--- Start of Supplied information ---

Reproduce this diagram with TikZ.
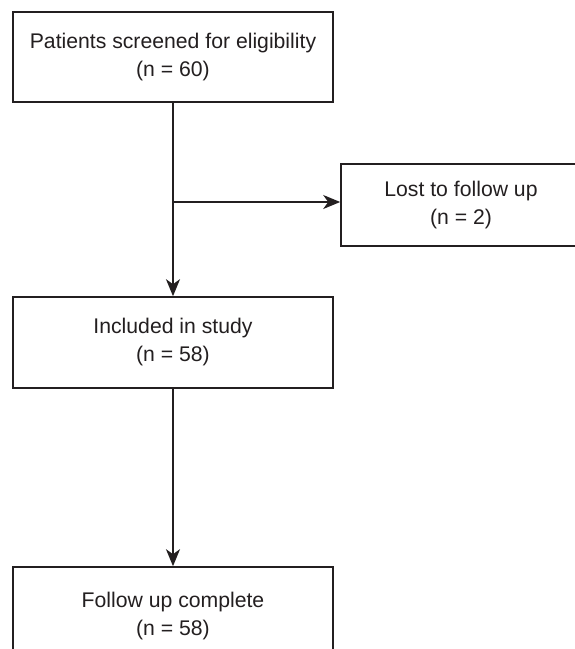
\documentclass[tikz,border=0pt]{standalone}
\usepackage{fontspec}
\setmainfont{Liberation Sans}
\usetikzlibrary{arrows.meta}
\definecolor{ink}{HTML}{231F20}
\begin{document}
\begin{tikzpicture}[x=1pt,y=-1pt,
  txt/.style={align=center,inner sep=0pt,font=\fontsize{21.2}{28}\selectfont,text=ink},
  box/.style={draw=ink,line width=1.6pt,rectangle,txt},
  conn/.style={draw=ink,line width=1.6pt,-{Stealth[length=17pt,width=14pt,inset=5pt]}}]
\useasboundingbox (0,0) rectangle (575,649);
\clip (0,0) rectangle (575,649);
\fill[white] (0,0) rectangle (575,649);
\node[box,minimum width=320pt,minimum height=90pt] (screen) at (173,57) {Patients screened for eligibility\\(n = 60)};
\node[box,minimum width=240pt,minimum height=82pt] (lost) at (461,205) {Lost to follow up\\(n = 2)};
\node[box,minimum width=320pt,minimum height=91pt] (incl) at (173,342.5) {Included in study\\(n = 58)};
\node[box,minimum width=320pt,minimum height=92pt] (fup) at (173,613) {};
\node[txt] (fuptext) at (173,616) {Follow up complete\\(n = 58)};
\coordinate (branch) at (173,202);
\draw[conn] (screen.south) -- (incl.north);
\draw[conn] (branch) -- (lost.west |- branch);
\draw[conn] (incl.south) -- (fup.north);
\end{tikzpicture}
\end{document}
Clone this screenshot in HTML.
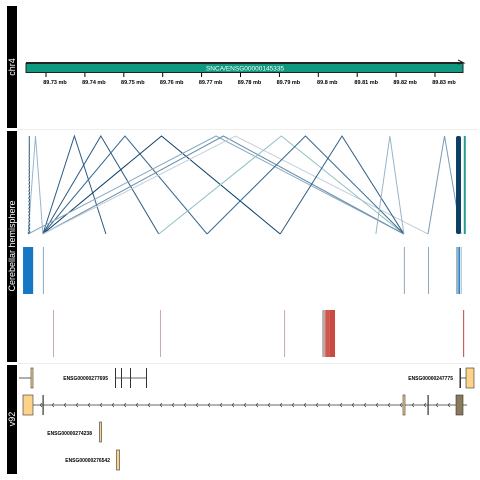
<!DOCTYPE html>
<html><head><meta charset="utf-8"><style>
html,body{margin:0;padding:0;background:#fff}
svg{display:block;font-family:"Liberation Sans",sans-serif}
</style></head><body>
<svg id="c" width="480" height="480" viewBox="0 0 480 480">
<rect x="7" y="6" width="10" height="122" fill="#000"/>
<text transform="translate(15,67) rotate(-90)" text-anchor="middle" font-size="9" fill="#fff">chr4</text>
<rect x="7" y="131" width="10" height="231" fill="#000"/>
<text transform="translate(15,246) rotate(-90)" text-anchor="middle" font-size="9" fill="#fff">Cerebellar hemisphere</text>
<rect x="7" y="365" width="10" height="109" fill="#000"/>
<text transform="translate(15,419) rotate(-90)" text-anchor="middle" font-size="9" fill="#fff">v92</text>
<line x1="18" y1="129.5" x2="478" y2="129.5" stroke="#ddd" stroke-width="0.6"/>
<line x1="18" y1="363.5" x2="478" y2="363.5" stroke="#ddd" stroke-width="0.6"/>
<rect x="26" y="63.5" width="437" height="9" fill="#0f9a80" stroke="#222" stroke-width="1"/>
<line x1="26" y1="63" x2="463" y2="63" stroke="#222" stroke-width="2"/>
<path d="M458,60 L464,63 L458,64" fill="none" stroke="#222" stroke-width="1"/>
<text x="245" y="70.5" text-anchor="middle" font-size="6.5" fill="#fff">SNCA/ENSG00000145335</text>
<g id="axis"></g><g id="links"></g><g id="cov"></g><g id="genes"></g>
</svg>
<script>
const ticks=[89.73,89.74,89.75,89.76,89.77,89.78,89.79,89.80,89.81,89.82,89.83];
const tickLabels=["89.73 mb","89.74 mb","89.75 mb","89.76 mb","89.77 mb","89.78 mb","89.79 mb","89.8 mb","89.81 mb","89.82 mb","89.83 mb"];
const linkStart=[89.7254,89.7292,89.7292,89.7292,89.7292,89.7254,89.7292,89.7292,89.7590,89.7714,89.7902,89.8148,89.8282,89.7256];
const linkEnd=[89.7292,89.7454,89.7590,89.7714,89.7902,89.8220,89.8220,89.8282,89.8220,89.8220,89.8220,89.8220,89.8367,89.7258];
const linkColor=["#9ab5c8","#2d5a80","#2d5a80","#3a6a8e","#0d3f66","#8aa9bf","#6b8fab","#c0d0dc","#8fc0c6","#3a6a8e","#2d5a80","#9ab5c8","#7a9db5","#2d5a80"];
const covPos=[89.7241,89.7292,89.8220,89.8282,89.8354,89.8360,89.8366];
const covW=[0.0026,0.0002,0.0002,0.0002,0.0005,0.0004,0.0002];
const covCol=["#1677c4","#8aa9bf","#8aa9bf","#8aa9bf","#9ab5c8","#1677c4","#9ab5c8"];
const redPos=[89.7318,89.7593,89.7912,89.8010,89.8018,89.8028,89.8372];
const redW=[0.0002,0.0002,0.0002,0.0008,0.0010,0.0015,0.0003];
const redCol=["#c9a8a8","#c9a8a8","#c9a8a8","#b8a8a8","#d0564e","#c94a42","#c9605a"];
const x=v=>46+(v-89.73)*3890;
const NS="http://www.w3.org/2000/svg";
function el(p,t,a){const e=document.createElementNS(NS,t);for(const k in a)e.setAttribute(k,a[k]);document.getElementById(p).appendChild(e);return e;}
ticks.forEach((t,i)=>{
 const l=el('axis','line',{x1:x(t),x2:x(t),y1:73,y2:77,stroke:'#000','stroke-width':1});
 
 
 const tx=el('axis','text',{x:x(t)+9,y:84,'text-anchor':'middle','font-size':5.5,'font-weight':'bold'});
 tx.textContent=tickLabels[i];
 
 
});
linkStart.forEach((s,i)=>{
 const a=x(s),b=x(linkEnd[i]),m=(a+b)/2;
 const p=el('links','path',{d:`M${a},234 L${m},136 L${b},234`,fill:'none',stroke:linkColor[i],'stroke-width':1});
 if(i===13)p.setAttribute('stroke-dasharray','2,1.5');
 
 
});
const thick=el('links','rect',{x:x(89.8354),y:136,width:5,height:98,fill:'#0d3f66',rx:2});


const teal=el('links','rect',{x:x(89.8374),y:136,width:2,height:98,fill:'#2a9a8e'});


covPos.forEach((v,i)=>{
 const r=el('cov','rect',{x:x(v),y:247,width:Math.max(1,covW[i]*3890),height:47,fill:covCol[i]});
 
 
});
redPos.forEach((v,i)=>{
 const r=el('cov','rect',{x:x(v),y:310,width:Math.max(1,redW[i]*3890),height:47,fill:redCol[i]});
 
 
});
function G(t,a,n){const e=el('genes',t,a);return e;}
G('line',{x1:19,y1:378,x2:32,y2:378,stroke:'#333','stroke-width':0.8},'transcript-line');
G('rect',{x:31,y:368,width:2,height:20,fill:'#fdd38a',stroke:'#333','stroke-width':0.6},'exon');
let t=G('text',{x:108,y:380,'text-anchor':'end','font-size':5,'font-weight':'bold'},'gene-label');t.textContent='ENSG00000277695';
G('line',{x1:115,y1:378,x2:146,y2:378,stroke:'#333','stroke-width':0.8},'transcript-line');
[115,121,130,146].forEach(v=>G('rect',{x:v,y:368,width:1,height:20,fill:'#333'},'exon'));
t=G('text',{x:453,y:380,'text-anchor':'end','font-size':5,'font-weight':'bold'},'gene-label');t.textContent='ENSG00000247775';
G('line',{x1:460,y1:378,x2:467,y2:378,stroke:'#333','stroke-width':0.8},'transcript-line');
G('rect',{x:459.5,y:368,width:1.5,height:20,fill:'#333'},'exon');
G('rect',{x:466,y:368,width:8,height:20,fill:'#fdd38a',stroke:'#333','stroke-width':0.6},'exon');
G('line',{x1:33,y1:405,x2:467,y2:405,stroke:'#333','stroke-width':0.8},'snca-transcript-line');
for(let v=40;v<460;v+=12){G('path',{d:`M${v+2},403 L${v},405 L${v+2},407`,fill:'none',stroke:'#333','stroke-width':0.6},'strand-marker');}
G('rect',{x:23,y:395,width:10,height:20,fill:'#fdd38a',stroke:'#333','stroke-width':0.6},'exon');
[42.5,427.5,460].forEach(v=>G('rect',{x:v,y:395,width:1.2,height:20,fill:'#333'},'exon'));
G('rect',{x:403,y:395,width:2,height:20,fill:'#fdd38a',stroke:'#333','stroke-width':0.6},'exon');
G('rect',{x:456,y:395,width:7,height:20,fill:'#8a7a5a',stroke:'#333','stroke-width':0.6},'exon');
t=G('text',{x:92,y:435,'text-anchor':'end','font-size':5,'font-weight':'bold'},'gene-label');t.textContent='ENSG00000274238';
G('rect',{x:99.5,y:422,width:2,height:20,fill:'#fdd38a',stroke:'#333','stroke-width':0.6},'exon');
t=G('text',{x:110,y:462,'text-anchor':'end','font-size':5,'font-weight':'bold'},'gene-label');t.textContent='ENSG00000276542';
G('rect',{x:116.5,y:450,width:3,height:20,fill:'#fdd38a',stroke:'#333','stroke-width':0.6},'exon');
</script>
</body></html>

--- End of Supplied information ---

#### [Problem description]
Extract all lines from the data in which "this" is found.

#### [Full output]
Reproduce this diagram with TikZ.
Clone this screenshot in HTML.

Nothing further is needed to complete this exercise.